Please output every line of the material as it stands, without the pictures.

◆ Data block
******************************

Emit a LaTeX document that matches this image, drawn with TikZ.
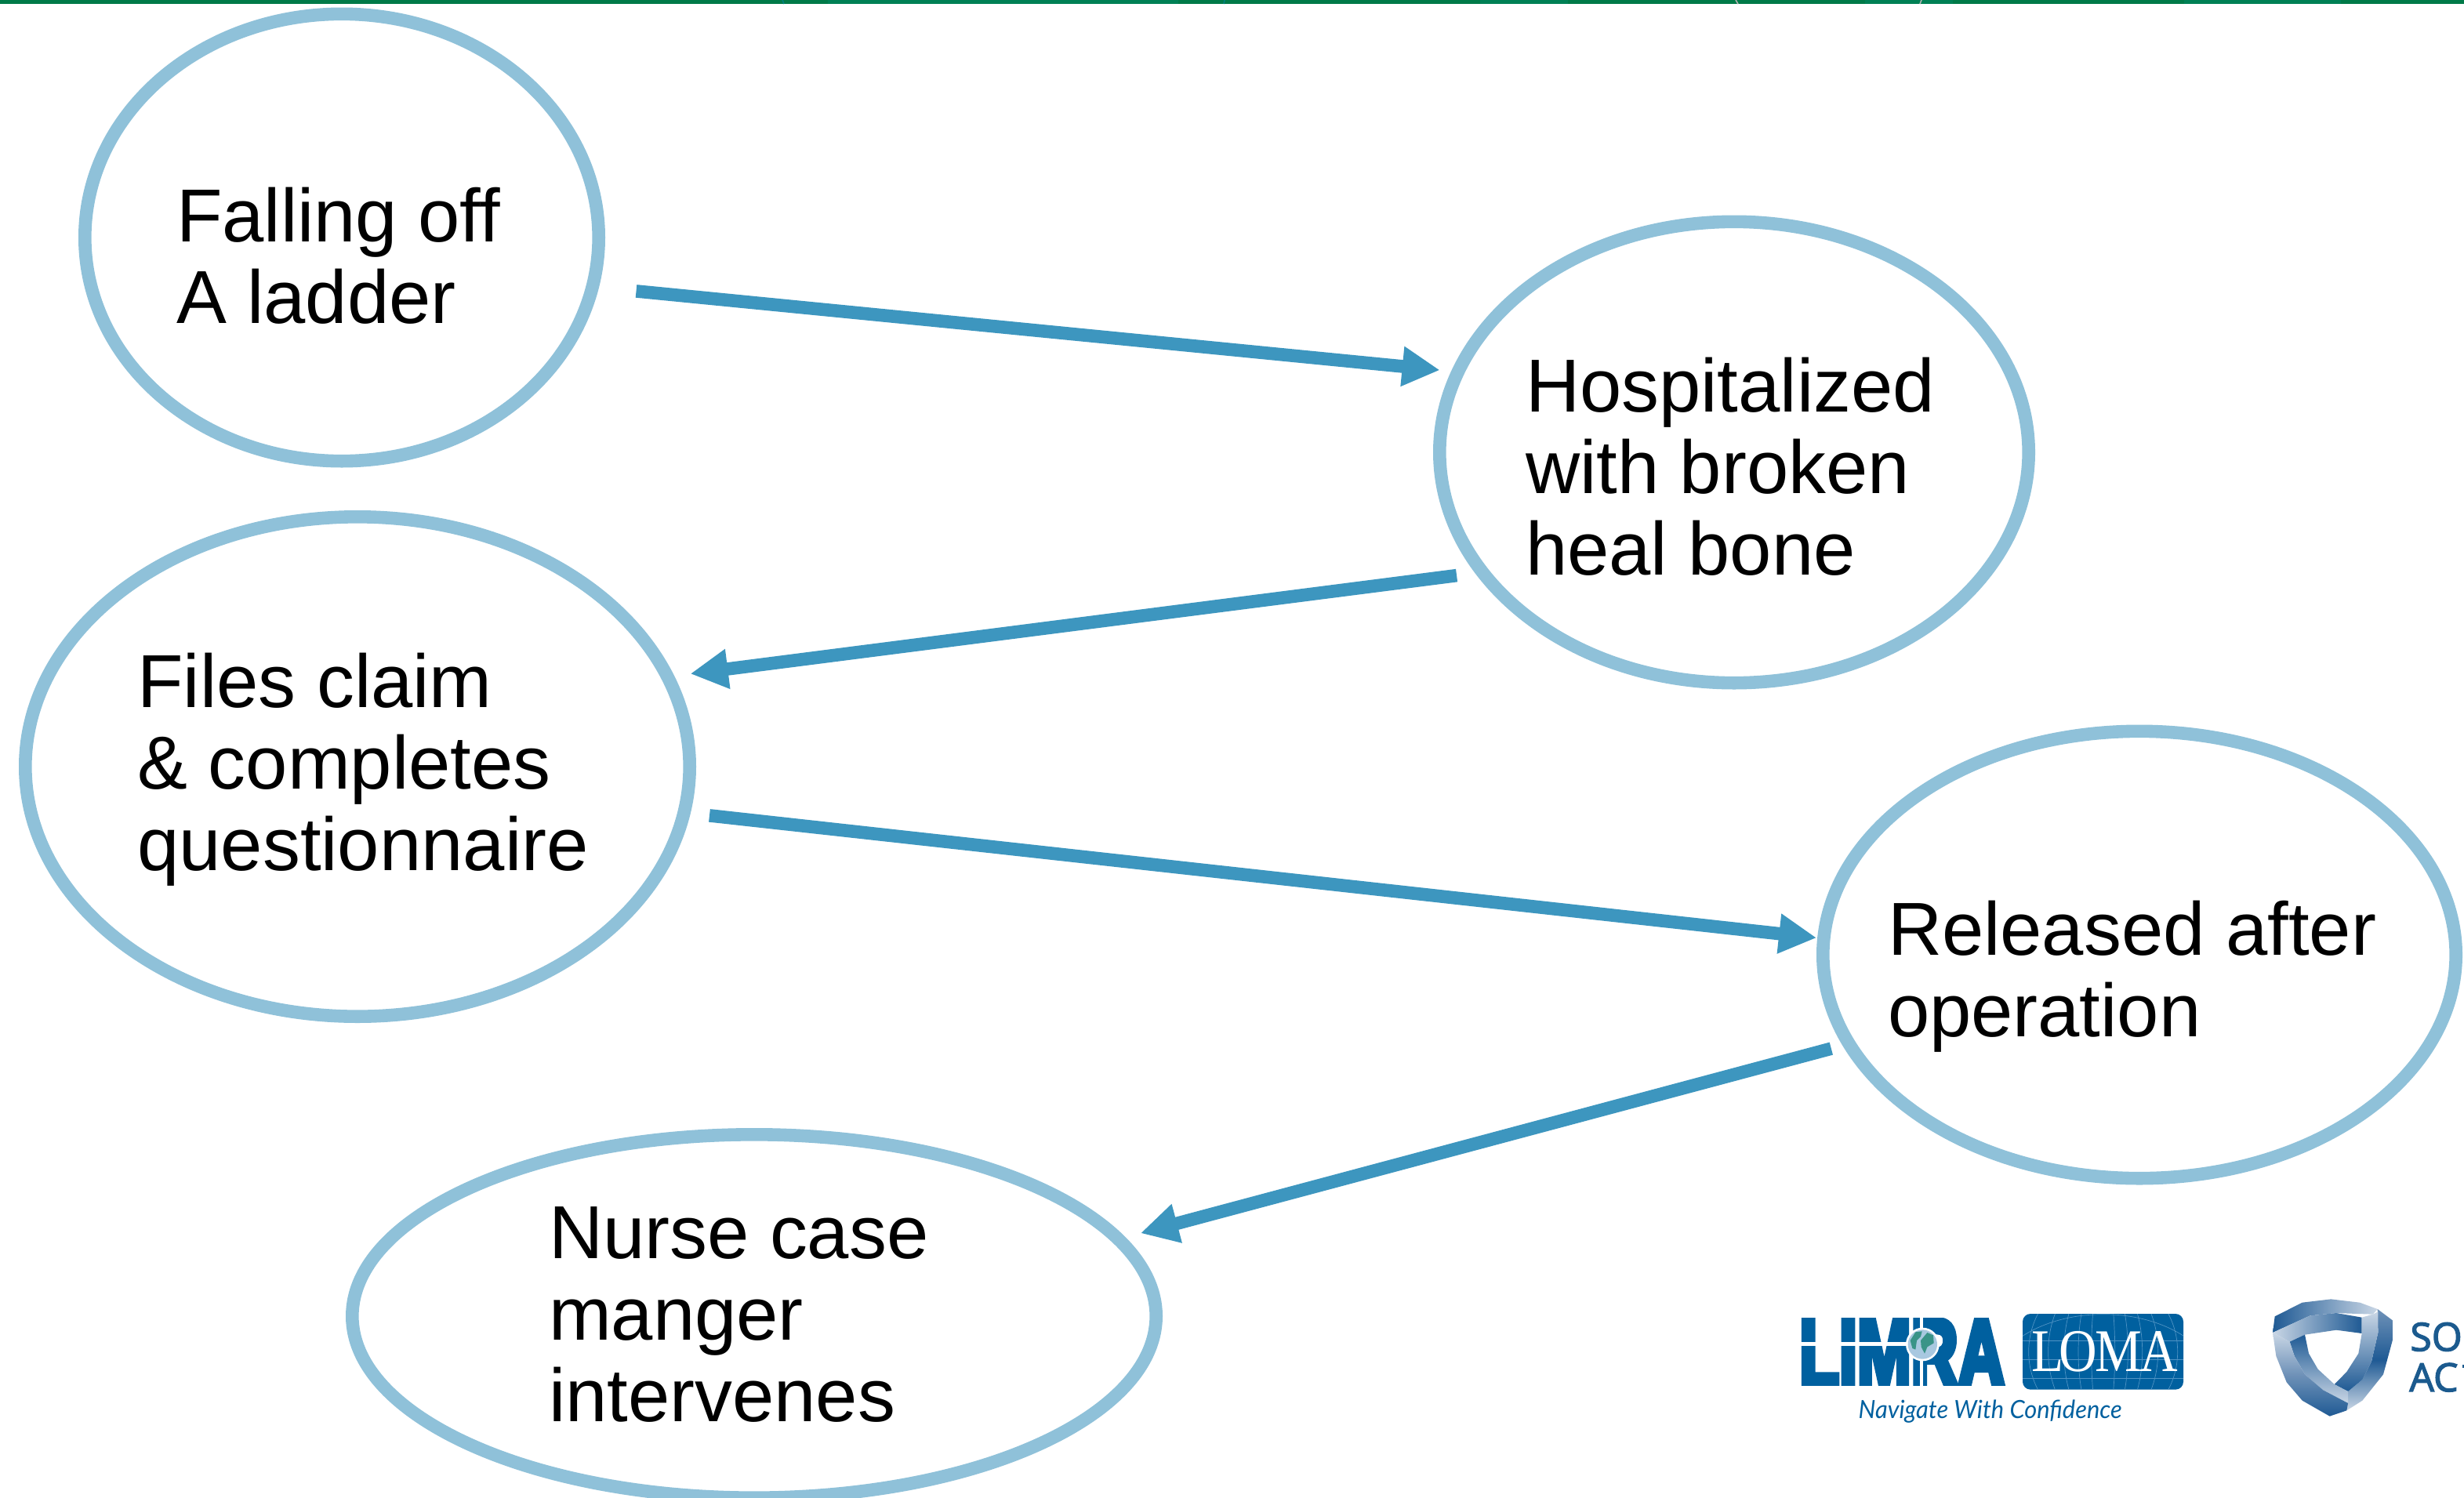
\documentclass[tikz,border=0pt]{standalone}
\usepackage{fontspec}
\usepackage{graphicx}
\usetikzlibrary{shapes.geometric,arrows.meta}
\setmainfont{Liberation Sans}
\newfontfamily\heavyfont[FakeBold=7]{Liberation Sans Bold}
\newfontfamily\lomafont{Liberation Serif}
\newfontfamily\navfont{Lato}
\newfontfamily\soafont[FakeBold=2.5]{Open Sans}
\definecolor{ringblue}{HTML}{8FC1D9}
\definecolor{arrowblue}{HTML}{3D96BF}
\definecolor{barGreen}{HTML}{007A48}
\definecolor{barLight}{HTML}{008055}
\definecolor{logoblue}{HTML}{00609F}
\definecolor{gridblue}{HTML}{4F93C4}
\definecolor{shDark}{HTML}{1F5A94}
\definecolor{shMid}{HTML}{6F92B8}
\definecolor{shLight}{HTML}{C9D6E5}
\definecolor{soablue}{HTML}{1B5A8E}
\newcommand{\etxt}[3]{\makebox[0pt][l]{\hspace*{#1}\raisebox{#2}[0pt][0pt]{\begin{tabular}[t]{@{}l@{}}#3\end{tabular}}}}
\tikzset{
  bubble/.style={ellipse,draw=ringblue,line width=8.3pt,inner sep=0pt,font=\fontsize{47.9pt}{52pt}\selectfont},
  flow/.style={draw=arrowblue,line width=8.3pt,-{Triangle[length=24pt,width=24pt,fill=arrowblue]}},
  logotext/.style={inner sep=0pt,outer sep=0pt},
}
\begin{document}
\begin{tikzpicture}[x=0.5pt,y=-0.5pt]
\useasboundingbox (0,0) rectangle (3143,1911);
\clip (0,0) rectangle (3143,1911);
\fill[white] (0,0) rectangle (3143,1911);
% top bar
\fill[barGreen] (0,0) rectangle (3143,5);
\fill[barLight] (1056,0) rectangle (1503,5);
\fill[barLight] (1888,0) rectangle (2000,5);
\fill[barLight] (2379,0) rectangle (2491,5);
\fill[barLight] (2786,0) rectangle (2986,5);
\draw[line width=.8pt,color=teal] (998,0) -- (1000,5);
\draw[line width=.8pt,color=teal] (1562,0) -- (1561,5);
\draw[line width=.8pt,color=gray!60] (2214,0) -- (2217,5);
\draw[line width=.8pt,color=gray!60] (2451,0) -- (2449,5);
% bubbles
\node[bubble,minimum width=327.7pt,minimum height=285.2pt] (fall) at (436,303) {\etxt{-105.5pt}{-2.8pt}{Falling off\\A ladder}};
\node[bubble,minimum width=375.7pt,minimum height=294.2pt] (hosp) at (2212,577) {\etxt{-133pt}{25.6pt}{Hospitalized\\with broken\\heal bone}};
\node[bubble,minimum width=423.7pt,minimum height=318.7pt] (file) at (456,978) {\etxt{-140.3pt}{38pt}{Files claim\\\& completes\\questionnaire}};
\node[bubble,minimum width=403.7pt,minimum height=285.2pt] (rel) at (2729,1218) {\etxt{-160.5pt}{-0.4pt}{Released after\\operation}};
\node[bubble,minimum width=512.7pt,minimum height=231.7pt] (nurse) at (962,1679) {\etxt{-131pt}{36.7pt}{Nurse case\\manger\\intervenes}};
% connectors
\draw[flow,shorten <=23.9pt,shorten >=7.3pt] (fall.-11.4) -- (hosp.164.3);
\draw[flow,shorten <=11.85pt,shorten >=10.4pt] (hosp.205) -- (file.16);
\draw[flow,shorten <=12.2pt,shorten >=0.5pt] (file.-8.2) -- (rel.177.5);
\draw[flow,shorten <=7.56pt,shorten >=10.25pt] (rel.197.1) -- (nurse.12.5);
% LIMRA logo
\begin{scope}[shift={(2280,1660)},x=0.16667pt,y=-0.16667pt]
\node[logotext,anchor=base west,text=logoblue] (limra) at (46,325) {\resizebox{131pt}{\height}{\fontsize{61pt}{61pt}\heavyfont LIMRA}};
\fill[white] (30,-60) rectangle (860,63);
\fill[white] (30,325) rectangle (860,350);
\fill[white] (45,157) rectangle (470,172);
\fill[white] (508,55) rectangle (520,110);
\fill[white] (517,165) circle (64);
\fill[white] (508,225) rectangle (520,335);
\fill[color={rgb,255:red,168;green,200;blue,224}] (517,165) circle (56);
\fill[color={rgb,255:red,58;green,148;blue,136}] (470,150) -- (490,118) -- (515,115) -- (510,135) -- (495,150) -- (490,185) -- (478,180) -- cycle;
\fill[color={rgb,255:red,58;green,148;blue,136}] (510,150) -- (535,120) -- (558,130) -- (560,160) -- (535,175) -- (525,200) -- (512,175) -- cycle;
\node[logotext,anchor=base west,text=logoblue] (tag) at (272,448) {\resizebox{168pt}{\height}{\fontsize{16pt}{16pt}\navfont\itshape Navigate With Confidence}};
\end{scope}
% LOMA logo
\begin{scope}[shift={(2560,1660)},x=0.16667pt,y=-0.16667pt]
\fill[logoblue,rounded corners=5pt] (60,48) rectangle (675,338);
\begin{scope}
\clip[rounded corners=5pt] (60,48) rectangle (675,338);
\foreach \rx in {45,95,150,210,285} \draw[gridblue,line width=.35pt] (368,193) ellipse (\rx*1.0 and 300);
\draw[gridblue,line width=.35pt] (60,150) -- (675,150);
\draw[gridblue,line width=.35pt] (60,222) -- (675,222);
\draw[gridblue,line width=.35pt] (60,295) -- (675,295);
\draw[gridblue,line width=.35pt] (368,340) ellipse (440 and 290);
\end{scope}
\node[logotext,anchor=base west,text=white] (loma) at (95,268) {\resizebox{93pt}{\height}{\fontsize{38.6pt}{38.6pt}\lomafont L\kern-.09em O\kern-.05em M\kern-.04em A}};
\end{scope}
% shield
\begin{scope}[shift={(2880,1640)},x=0.16667pt,y=-0.16667pt]
\shade[left color=shDark,right color=shLight] (57,180) -- (65,118) -- (170,65) -- (280,52) -- (390,65) -- (458,90) -- (440,110) -- (300,105) -- (200,115) -- cycle;
\shade[top color=shMid,bottom color=shLight,middle color=shDark] (458,90) -- (518,135) -- (518,200) -- (480,340) -- (400,440) -- (340,478) -- (345,405) -- (400,360) -- (435,290) -- (460,180) -- cycle;
\shade[left color=shLight,right color=shDark] (57,180) -- (200,115) -- (300,105) -- (398,122) -- (398,183) -- (300,170) -- (180,188) -- (122,215) -- cycle;
\shade[top color=shLight,bottom color=shDark] (398,122) -- (440,110) -- (460,100) -- (460,180) -- (435,290) -- (400,360) -- (345,405) -- (293,378) -- (340,330) -- (385,260) -- (398,183) -- cycle;
\shade[top color=shDark,bottom color=shLight] (122,215) -- (180,188) -- (195,260) -- (230,320) -- (293,378) -- (345,405) -- (345,450) -- (250,400) -- (180,340) -- (140,270) -- cycle;
\shade[top color=shLight,bottom color=shDark,middle color=shMid] (57,180) -- (122,215) -- (140,270) -- (180,340) -- (250,400) -- (345,450) -- (340,478) -- (275,500) -- (170,440) -- (110,370) -- (70,270) -- cycle;
\node[logotext,anchor=base west,text=soablue] (so) at (583,250) {\fontsize{25pt}{25pt}\soafont SO};
\node[logotext,anchor=base west,text=soablue] (ac) at (580,405) {\fontsize{25pt}{25pt}\soafont AC};
\fill[soablue] (782,302) rectangle (790,314);
\end{scope}
\end{tikzpicture}
\end{document}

******************************

◆ Answer below
Emit a LaTeX document that matches this image, drawn with TikZ.
\documentclass[tikz,border=0pt]{standalone}
\usepackage{fontspec}
\usepackage{graphicx}
\usetikzlibrary{shapes.geometric,arrows.meta}
\setmainfont{Liberation Sans}
\newfontfamily\heavyfont[FakeBold=7]{Liberation Sans Bold}
\newfontfamily\lomafont{Liberation Serif}
\newfontfamily\navfont{Lato}
\newfontfamily\soafont[FakeBold=2.5]{Open Sans}
\definecolor{ringblue}{HTML}{8FC1D9}
\definecolor{arrowblue}{HTML}{3D96BF}
\definecolor{barGreen}{HTML}{007A48}
\definecolor{barLight}{HTML}{008055}
\definecolor{logoblue}{HTML}{00609F}
\definecolor{gridblue}{HTML}{4F93C4}
\definecolor{shDark}{HTML}{1F5A94}
\definecolor{shMid}{HTML}{6F92B8}
\definecolor{shLight}{HTML}{C9D6E5}
\definecolor{soablue}{HTML}{1B5A8E}
\newcommand{\etxt}[3]{\makebox[0pt][l]{\hspace*{#1}\raisebox{#2}[0pt][0pt]{\begin{tabular}[t]{@{}l@{}}#3\end{tabular}}}}
\tikzset{
  bubble/.style={ellipse,draw=ringblue,line width=8.3pt,inner sep=0pt,font=\fontsize{47.9pt}{52pt}\selectfont},
  flow/.style={draw=arrowblue,line width=8.3pt,-{Triangle[length=24pt,width=24pt,fill=arrowblue]}},
  logotext/.style={inner sep=0pt,outer sep=0pt},
}
\begin{document}
\begin{tikzpicture}[x=0.5pt,y=-0.5pt]
\useasboundingbox (0,0) rectangle (3143,1911);
\clip (0,0) rectangle (3143,1911);
\fill[white] (0,0) rectangle (3143,1911);
% top bar
\fill[barGreen] (0,0) rectangle (3143,5);
\fill[barLight] (1056,0) rectangle (1503,5);
\fill[barLight] (1888,0) rectangle (2000,5);
\fill[barLight] (2379,0) rectangle (2491,5);
\fill[barLight] (2786,0) rectangle (2986,5);
\draw[line width=.8pt,color=teal] (998,0) -- (1000,5);
\draw[line width=.8pt,color=teal] (1562,0) -- (1561,5);
\draw[line width=.8pt,color=gray!60] (2214,0) -- (2217,5);
\draw[line width=.8pt,color=gray!60] (2451,0) -- (2449,5);
% bubbles
\node[bubble,minimum width=327.7pt,minimum height=285.2pt] (fall) at (436,303) {\etxt{-105.5pt}{-2.8pt}{Falling off\\A ladder}};
\node[bubble,minimum width=375.7pt,minimum height=294.2pt] (hosp) at (2212,577) {\etxt{-133pt}{25.6pt}{Hospitalized\\with broken\\heal bone}};
\node[bubble,minimum width=423.7pt,minimum height=318.7pt] (file) at (456,978) {\etxt{-140.3pt}{38pt}{Files claim\\\& completes\\questionnaire}};
\node[bubble,minimum width=403.7pt,minimum height=285.2pt] (rel) at (2729,1218) {\etxt{-160.5pt}{-0.4pt}{Released after\\operation}};
\node[bubble,minimum width=512.7pt,minimum height=231.7pt] (nurse) at (962,1679) {\etxt{-131pt}{36.7pt}{Nurse case\\manger\\intervenes}};
% connectors
\draw[flow,shorten <=23.9pt,shorten >=7.3pt] (fall.-11.4) -- (hosp.164.3);
\draw[flow,shorten <=11.85pt,shorten >=10.4pt] (hosp.205) -- (file.16);
\draw[flow,shorten <=12.2pt,shorten >=0.5pt] (file.-8.2) -- (rel.177.5);
\draw[flow,shorten <=7.56pt,shorten >=10.25pt] (rel.197.1) -- (nurse.12.5);
% LIMRA logo
\begin{scope}[shift={(2280,1660)},x=0.16667pt,y=-0.16667pt]
\node[logotext,anchor=base west,text=logoblue] (limra) at (46,325) {\resizebox{131pt}{\height}{\fontsize{61pt}{61pt}\heavyfont LIMRA}};
\fill[white] (30,-60) rectangle (860,63);
\fill[white] (30,325) rectangle (860,350);
\fill[white] (45,157) rectangle (470,172);
\fill[white] (508,55) rectangle (520,110);
\fill[white] (517,165) circle (64);
\fill[white] (508,225) rectangle (520,335);
\fill[color={rgb,255:red,168;green,200;blue,224}] (517,165) circle (56);
\fill[color={rgb,255:red,58;green,148;blue,136}] (470,150) -- (490,118) -- (515,115) -- (510,135) -- (495,150) -- (490,185) -- (478,180) -- cycle;
\fill[color={rgb,255:red,58;green,148;blue,136}] (510,150) -- (535,120) -- (558,130) -- (560,160) -- (535,175) -- (525,200) -- (512,175) -- cycle;
\node[logotext,anchor=base west,text=logoblue] (tag) at (272,448) {\resizebox{168pt}{\height}{\fontsize{16pt}{16pt}\navfont\itshape Navigate With Confidence}};
\end{scope}
% LOMA logo
\begin{scope}[shift={(2560,1660)},x=0.16667pt,y=-0.16667pt]
\fill[logoblue,rounded corners=5pt] (60,48) rectangle (675,338);
\begin{scope}
\clip[rounded corners=5pt] (60,48) rectangle (675,338);
\foreach \rx in {45,95,150,210,285} \draw[gridblue,line width=.35pt] (368,193) ellipse (\rx*1.0 and 300);
\draw[gridblue,line width=.35pt] (60,150) -- (675,150);
\draw[gridblue,line width=.35pt] (60,222) -- (675,222);
\draw[gridblue,line width=.35pt] (60,295) -- (675,295);
\draw[gridblue,line width=.35pt] (368,340) ellipse (440 and 290);
\end{scope}
\node[logotext,anchor=base west,text=white] (loma) at (95,268) {\resizebox{93pt}{\height}{\fontsize{38.6pt}{38.6pt}\lomafont L\kern-.09em O\kern-.05em M\kern-.04em A}};
\end{scope}
% shield
\begin{scope}[shift={(2880,1640)},x=0.16667pt,y=-0.16667pt]
\shade[left color=shDark,right color=shLight] (57,180) -- (65,118) -- (170,65) -- (280,52) -- (390,65) -- (458,90) -- (440,110) -- (300,105) -- (200,115) -- cycle;
\shade[top color=shMid,bottom color=shLight,middle color=shDark] (458,90) -- (518,135) -- (518,200) -- (480,340) -- (400,440) -- (340,478) -- (345,405) -- (400,360) -- (435,290) -- (460,180) -- cycle;
\shade[left color=shLight,right color=shDark] (57,180) -- (200,115) -- (300,105) -- (398,122) -- (398,183) -- (300,170) -- (180,188) -- (122,215) -- cycle;
\shade[top color=shLight,bottom color=shDark] (398,122) -- (440,110) -- (460,100) -- (460,180) -- (435,290) -- (400,360) -- (345,405) -- (293,378) -- (340,330) -- (385,260) -- (398,183) -- cycle;
\shade[top color=shDark,bottom color=shLight] (122,215) -- (180,188) -- (195,260) -- (230,320) -- (293,378) -- (345,405) -- (345,450) -- (250,400) -- (180,340) -- (140,270) -- cycle;
\shade[top color=shLight,bottom color=shDark,middle color=shMid] (57,180) -- (122,215) -- (140,270) -- (180,340) -- (250,400) -- (345,450) -- (340,478) -- (275,500) -- (170,440) -- (110,370) -- (70,270) -- cycle;
\node[logotext,anchor=base west,text=soablue] (so) at (583,250) {\fontsize{25pt}{25pt}\soafont SO};
\node[logotext,anchor=base west,text=soablue] (ac) at (580,405) {\fontsize{25pt}{25pt}\soafont AC};
\fill[soablue] (782,302) rectangle (790,314);
\end{scope}
\end{tikzpicture}
\end{document}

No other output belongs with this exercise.